Terrorism is always one bad day away from being the number one issue in the world. The coordinated attacks in Paris on the night of Friday the 13th are the latest reminder of the calm urgency we should feel in confronting the threats from the death cults that march under the banner of Islamist terrorism.
When a great city like Paris feels the force of indiscriminate violence against innocent civilians at a concert hall, a stadium, a restaurant and a café, it is a strike aimed at the heart of all of us. It is designed to shake our faith in the apparent certainties of civilization: walking hand-in-hand with loved ones; grabbing a beer; catching a game; rocking out.
Terror is their aim, their method and their goal. And so defiance is the right response: They choose death. We choose life. They choose fear. We choose freedom.

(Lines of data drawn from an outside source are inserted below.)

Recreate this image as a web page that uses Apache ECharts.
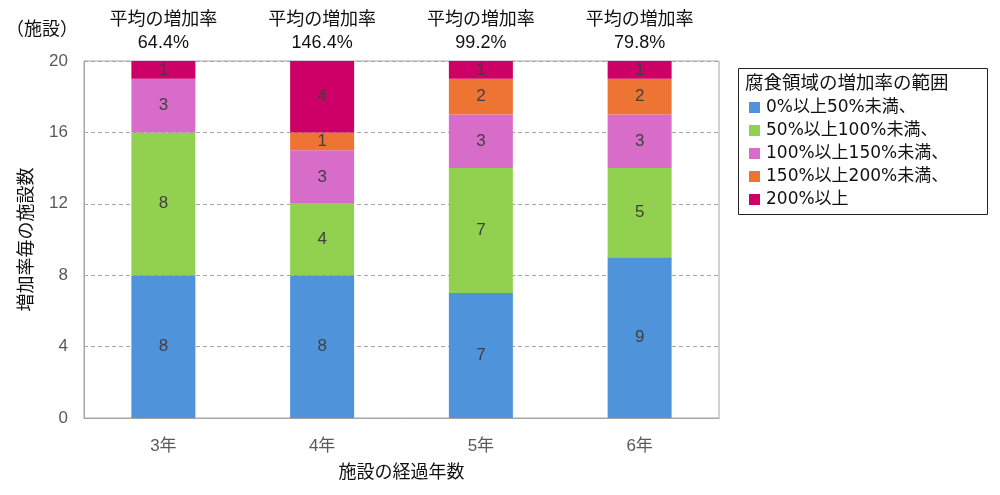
<!DOCTYPE html>
<html><head><meta charset="utf-8">
<script src="https://cdn.jsdelivr.net/npm/echarts@6/dist/echarts.min.js"></script>
<style>html,body{margin:0;padding:0;background:#fff}#c{width:1000px;height:495px}</style>
</head><body><div id="c"></div>
<script>
const categories = ['3年', '4年', '5年', '6年'];
const averages = ['64.4%', '146.4%', '99.2%', '79.8%'];
const seriesNames = ['0%以上50%未満、', '50%以上100%未満、', '100%以上150%未満、', '150%以上200%未満、', '200%以上'];
const s0to50 = [8, 8, 7, 9];
const s50to100 = [8, 4, 7, 5];
const s100to150 = [3, 3, 3, 3];
const s150to200 = [0, 1, 2, 2];
const s200plus = [1, 4, 1, 1];
const yTicks = [0, 4, 8, 12, 16, 20];
const colors = ['#4F94DB', '#92D050', '#D86CC9', '#ED7433', '#CC0066'];
const values = [s0to50, s50to100, s100to150, s150to200, s200plus];

const font = '"Liberation Sans", "Noto Sans CJK JP", sans-serif';
const legendFont = '"DejaVu Sans", "Noto Sans CJK JP", sans-serif';
const chart = echarts.init(document.getElementById('c'));
chart.setOption({
  animation: false,
  textStyle: { fontFamily: font },
  color: colors,
  grid: { left: 84, right: 281, top: 61, bottom: 77, show: true, borderColor: '#A6A6A6', borderWidth: 1, backgroundColor: 'transparent' },
  legend: {
    orient: 'vertical', left: 749, top: 98, padding: 0,
    itemWidth: 11, itemHeight: 11, itemGap: 4, icon: 'rect',
    textStyle: { fontSize: 17, color: '#111', fontFamily: legendFont, padding: [0, 0, 0, 1], lineHeight: 19 },
    data: seriesNames
  },
  graphic: [
    { type: 'rect', shape: { x: 738.5, y: 68.5, width: 249, height: 146 }, style: { fill: 'none', stroke: '#222', lineWidth: 1 } },
    { type: 'text', left: 745, top: 75, style: { text: '腐食領域の増加率の範囲', fontSize: 18.5, fill: '#111', fontFamily: font } },
    { type: 'text', left: 6, top: 21, style: { text: '（施設）', fontSize: 18, fill: '#111', fontFamily: font } }
  ],
  xAxis: [
    {
      type: 'category', data: categories, position: 'bottom',
      axisLine: { lineStyle: { color: '#A6A6A6' } }, axisTick: { show: false },
      axisLabel: { fontSize: 17, color: '#595959', margin: 20, fontFamily: font },
      name: '施設の経過年数', nameLocation: 'middle', nameGap: 46,
      nameTextStyle: { fontSize: 18, color: '#111', fontFamily: font }
    },
    {
      type: 'category', data: categories.map((c, i) => '平均の増加率\n' + averages[i]), position: 'top',
      axisLine: { show: false }, axisTick: { show: false },
      axisLabel: { fontSize: 18, color: '#111', margin: 6, lineHeight: 23, fontFamily: font }
    }
  ],
  yAxis: {
    type: 'value', min: yTicks[0], max: yTicks[yTicks.length - 1], interval: 4,
    axisLine: { show: true, lineStyle: { color: '#A6A6A6' } }, axisTick: { show: false },
    axisLabel: { fontSize: 17, color: '#595959', margin: 16, fontFamily: font },
    splitLine: { lineStyle: { color: '#A6A6A6', type: [4, 3] } },
    name: '増加率毎の施設数', nameLocation: 'middle', nameGap: 48, nameRotate: 90,
    nameTextStyle: { fontSize: 18, color: '#111', fontFamily: font }
  },
  series: seriesNames.map((n, i) => ({
    name: n, type: 'bar', stack: 'total', barWidth: 64, xAxisIndex: 0,
    data: values[i],
    itemStyle: { color: colors[i] },
    label: {
      show: true, position: 'inside', fontSize: 17, color: '#404040', fontFamily: font,
      formatter: p => p.value > 0 ? String(p.value) : ''
    }
  }))
});
</script></body></html>
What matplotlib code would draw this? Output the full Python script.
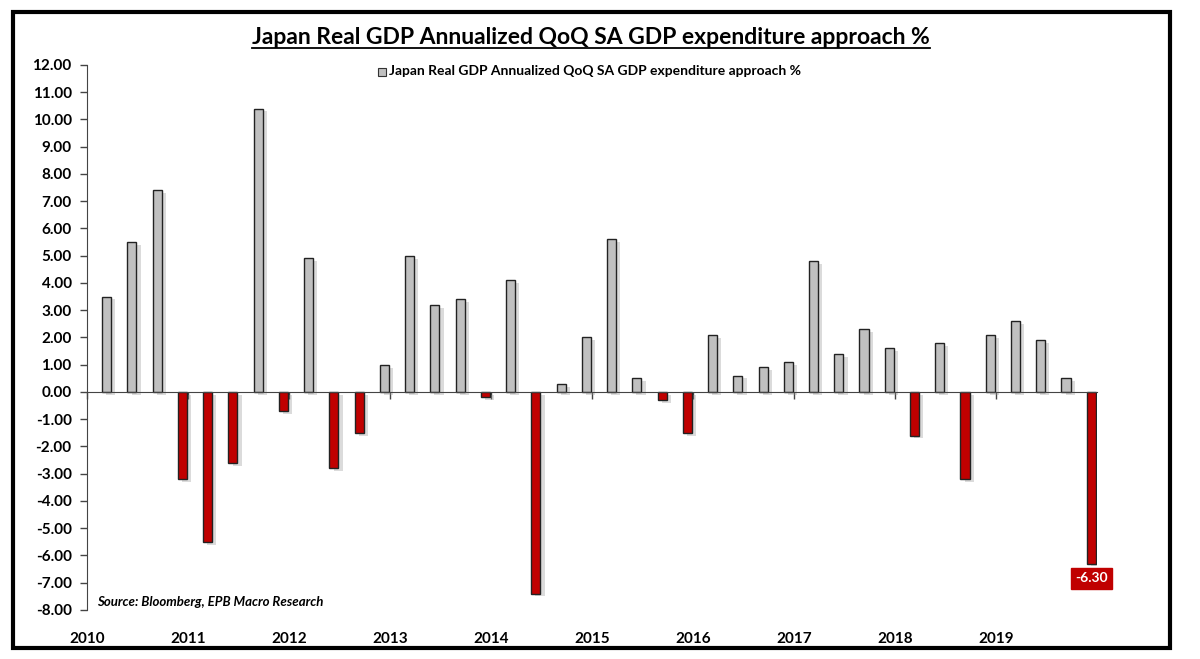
import matplotlib
matplotlib.use("Agg")
import matplotlib.pyplot as plt
import matplotlib.patheffects as pe
from matplotlib.patches import Rectangle
import numpy as np

plt.rcParams['font.family'] = ['Lato', 'DejaVu Sans']

title = "Japan Real GDP Annualized QoQ SA GDP expenditure approach %"
series_name = "Japan Real GDP Annualized QoQ SA GDP expenditure approach %"
source = "Source: Bloomberg, EPB Macro Research"

# quarterly values 2010 Q1 .. 2019 Q4
values = [3.5, 5.5, 7.4, -3.2,
          -5.5, -2.6, 10.4, -0.7,
          4.9, -2.8, -1.5, 1.0,
          5.0, 3.2, 3.4, -0.2,
          4.1, -7.4, 0.3, 2.0,
          5.6, 0.5, -0.3, -1.5,
          2.1, 0.6, 0.9, 1.1,
          4.8, 1.4, 2.3, 1.6,
          -1.6, 1.8, -3.2, 2.1,
          2.6, 1.9, 0.5, -6.3]
years = list(range(2010, 2020))
yticks = list(range(-8, 13))

x = np.array([2010.195 + 0.25 * k for k in range(len(values))])
vals = np.array(values)
colors = ['#C0C0C0' if v >= 0 else '#C00000' for v in vals]

fig = plt.figure(figsize=(12, 6.59), dpi=100)
ax = fig.add_axes([0.0725, 0.0744, 0.914 - 0.0725, 0.9014 - 0.0744])

bars = ax.bar(x, vals, width=0.09, color=colors, edgecolor='#222222', linewidth=1.0, zorder=3)
for b in bars:
    b.set_path_effects([pe.SimplePatchShadow(offset=(3, -2), shadow_rgbFace='#999999', alpha=0.35),
                        pe.Normal()])

ax.set_xlim(2010, 2020)
ax.set_ylim(-8, 12)
ax.set_yticks(yticks)
ax.set_yticklabels([f"{v:.2f}" for v in yticks], fontsize=11, fontweight='bold')
ax.tick_params(axis='y', direction='out', length=5, width=1, color='#444444', pad=6)

# x axis at zero
for s in ['top', 'right']:
    ax.spines[s].set_visible(False)
ax.spines['bottom'].set_position(('data', 0))
ax.spines['bottom'].set_color('#444444')
ax.spines['bottom'].set_zorder(4)
ax.spines['left'].set_color('#444444')
ax.set_xticks(years)
ax.set_xticklabels([])
ax.tick_params(axis='x', direction='out', length=5, width=1, color='#444444')

# year labels at bottom
for yr in years:
    ax.text(yr, -0.04, str(yr), transform=ax.get_xaxis_transform(), ha='center', va='top',
            fontsize=11, fontweight='bold')

# last value label
ax.text(x[-1], vals[-1] - 0.32, f"{vals[-1]:.2f}", ha='center', va='top', fontsize=10,
        fontweight='bold', color='white', zorder=5,
        bbox=dict(boxstyle='square,pad=0.3', facecolor='#C00000', edgecolor='#C00000'))

# source
ax.text(0.01, 0.003, source, transform=ax.transAxes, ha='left', va='bottom', fontsize=9.5,
        fontweight='bold', fontstyle='italic')

# legend
fig.patches.append(Rectangle((378 / 1200, 1 - 76 / 659), 8 / 1200, 8 / 659, transform=fig.transFigure,
                             facecolor='#C0C0C0', edgecolor='#333333', linewidth=0.8))
fig.text(389 / 1200, 1 - 71 / 659, series_name, ha='left', va='center', fontsize=10, fontweight='bold')

# title
t = fig.text(591 / 1200, 1 - 38 / 659, title, ha='center', va='center', fontsize=16.5, fontweight='bold')
fig.canvas.draw()
bb = t.get_window_extent(renderer=fig.canvas.get_renderer())
fig.add_artist(plt.Line2D([bb.x0 / 1200, bb.x1 / 1200], [(bb.y0 + 1) / 659, (bb.y0 + 1) / 659],
                          transform=fig.transFigure, color='black', linewidth=1.3))

# frame
fig.patches.append(Rectangle((13 / 1200, 1 - 648 / 659), 1157 / 1200, 636 / 659, transform=fig.transFigure,
                             facecolor='none', edgecolor='black', linewidth=3))

fig.savefig('out.png', dpi=100)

Here in the United States, we’re standing in solidarity with our oldest ally. Two hours after the attack, the spire of the Freedom Tower that stands at the site of the World Trade Center was bathed in the blue, white and red lights of the French flag. Such emotions are instinctive, but as hours pass, thinking must catch up with feeling. We’ve got to sift through the wreckage to remember some enduring lessons.
Tough times can be clarifying. They raise the stakes and impose a sense of perspective. They make so many of the debates that preoccupy us seem small.
The politics of the 2016 election have been for the most part petty, bitter and divisive. These attacks should help dispel the fascination with the assorted celebrities, ideologues and demagogues masquerading as serious presidential candidates. Experience matters when the 3am call comes. Foreign policy and national security is the primary responsibility of a president. It can’t be outsourced to others or learned entirely on the fly. Bluster is not a substitute for strategy.
These days, it’s become almost fashionable to look back at 9/11 with a dismissive shrug and something like embarrassment at the patriotism that followed in its wake. The threat of terrorism is too often dismissed as overblown and defacto discriminatory. This is unwise in the extreme.
There’s no question that one of the lessons of the 9/11 era is that populist panic and official over-reaction can lead to a thousand unintended consequences. We cannot allow ourselves to become the dark mirror of the forces we’re fighting. Among other things, this only helps terrorist recruitment by fueling the myth of moral equivalence.
But we also cannot allow ourselves to be cowed into pretending that this threat does not exist. We’re always safest when we confront reality. And the reality is that there are people preaching death against anyone who dares disagree with them.
In the hours after these Paris attacks, one of the survivors of the theater massacre said the gunmen were shooting concertgoers “like birds.” Dehumanization is the essential fuel for committing atrocities. We are facing a form of totalitarianism. It is the antithesis of the liberalism that elevates individualism.
Evil exists and often creeps into people disguised as a perverted sense of purpose.
One of the defining dynamics of our time is fundamentalists fearfully lashing out at the converging cultural forces that flow from globalization. Pluralism is the antidote to their extremism, but it must be fearlessly defended. That’s why we at The Daily Beast were proud to publish the cartoons from Charlie Hebdo within an hour of the jihadist massacre at their offices back in January: an attack on freedom of the press anywhere is an attack on civil society everywhere.
The world can be a dangerous place. There is no “safe space” we can impose on a free society. There will unfortunately be more terror attacks in western cities. But whatever weakness our enemies imagine comes from the democracies they see as decadent will be ultimately overwhelmed by our strengths: liberty; diversity and the courage that comes from defending civilization rather than trying to destroy it.